Commemorative brooch : Corporal Michael Robert Parfitt, 5th Field Artillery Brigade, AIF

Places
Accession Number REL/05854
Collection type Heraldry
Object type Heraldry
Physical description Enamel, Gold
Maker Unknown
Place made Australia
Date made c. 1918
Conflict First World War, 1914-1918
Description

Nine carat gold brooch in the form of a gold voided circle with an enamelled colour patch for 5th Division Artillery in the centre. The circle is engraved 'IN MEMORY OF CORPORAL M.R. PARFITT 1918'.

History / Summary

Born in Hammersmith, London, England in 1878, Michael Robert 'Mick' Parfitt was educated at the Boys School at Farningham in Kent. He joined the Royal Marine Light Infantry (Plymouth Division) in February 1898, serving with them until 1910. After a brief period of employment as a butler at Bowness-on-Windermere in the Lake District, he emigrated to Australia in 1913, where he joined his sister, Mrs Harriet Comben in the Bombala district of southern New South Wales. He was employed as a motor driver when he enlisted in the AIF on 6 October 1915.
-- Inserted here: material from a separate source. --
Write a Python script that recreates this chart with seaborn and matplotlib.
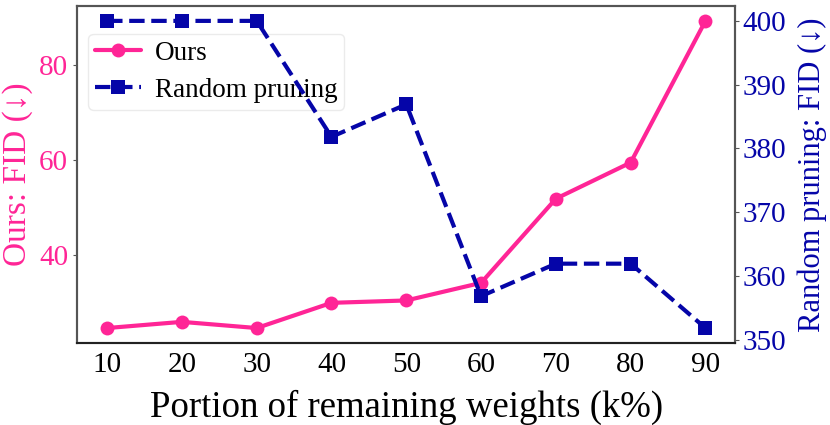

After initial training Parfitt was posted as a gunner, service number 11523, to the 3rd Reinforcements to the 5th Artillery Brigade. He sailed from Sydney on 15 January 1916, aboard RMS Osterley. In Egypt Parfitt was briefly transferred to the 2nd Divisional Ammunition Column before being posted to the 105th Howitzer Battery, then part of the 22nd Howitzer Brigade. The battery arrived in France for service on the Western Front on 25 March. In May it was transferred to the 5th Field Artillery Brigade. Parfitt had by now been promoted corporal but reverted to the rank of gunner, at his own request, in July 1916.

Michael Parfitt was killed on 2 February 1917 while his battery were engaged near Martinpuich, opposite the Contalmaison front. Parfitt had just fired his 'F' gun when a German shell hit his gun pit, killing two men - Parfitt and Gunner Walter Tatham outright - and wounding two others, of whom Gunner Wilfred Westwood died later that day. A witness later wrote that Parfitt, who was 38 when he died, 'was the most popular man in the Battery and one of the best soldiers I have ever met.'

Parfitt is buried in the Martinpuich British Cemetery. this brooch was presented to Mrs Comben in 1918.